Cineplex Second-Quarter Profit Slides as Attendance Falls
The exhibition giant saw its stock fall 9 percent after shares in AMC Theatres plunged Tuesday by 27 percent in afterhours trading.
Fewer people coming out to its multiplexes to see Hollywood movies led Cineplex on Wednesday to post sharply lower second-quarter earnings.
The Canadian exhibition giant posted a profit of CAN$1.4 million (US$1.12 million), down sharply from year-earlier earnings of $7.2 million, as attendance fell 2.2 percent to 16.5 million patrons. Stock in Cineplex slid CAN$4.33 (US$3.45), or nearly 9 percent, to CAN$45.20 (US$36.00) in afternoon trading on the Toronto Stock Exchange.
That came a day after AMC Theatres previewed its own financial quarter amid a box-office slump, sending its shares down 27 percent in afterhours trading. Cineplex CEO Ellis Jacob told The Hollywood Reporter that unveiling his own company's financial results, which he called "mixed," after AMC and Cinemark and other U.S. peers saw their shares sink didn't help the Canadian investor reaction.
Revenue at Cineplex rose 7.7 percent to CAN$364.1 million (US$290 million) during the latest quarter, as overall box-office revenue climbed 2.4 percent to CAN$170.7 million (US$135.4 million) after the exhibitor had Guardians of the Galaxy Vol. 2, Wonder Woman and The Fate of the Furious on its screens.
"We were up and the U.S. was down," Jacob said of his company's Hollywood box office during the second quarter, compared to south of the border. At the same time, Cineplex faced a host of one-time costs as it continues to diversify into entertainment, gaming and other new businesses to reduce the impact of the vagaries of Hollywood movie exhibition.
Cineplex saw amusement revenue nearly double to CAN$45.7 million (US$36.4 million) during the latest quarter after acquiring Tricorp Amusements, SAW and Dandy Amusements International in the last year.

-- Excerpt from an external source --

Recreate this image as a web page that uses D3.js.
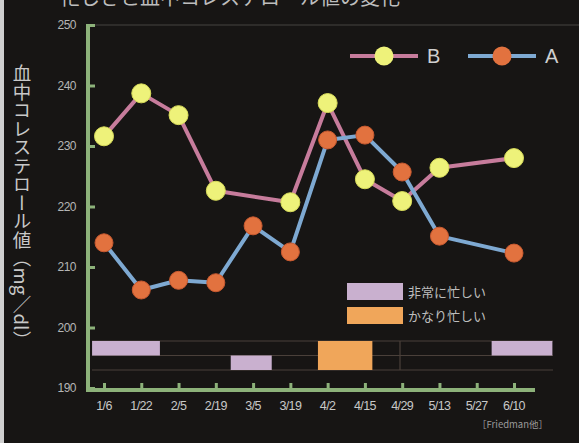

The exhibitor last month opened in Toronto its second The Rec Room gaming and live entertainment venue, with plans to open three more, and signed a deal to bring the U.S.-based Topgolf entertainment venue to Canada.
"This is a not a diversification strategy that started this quarter because the box office wasn't good. We've been doing this for the last seven to 10 years," Jacob argued.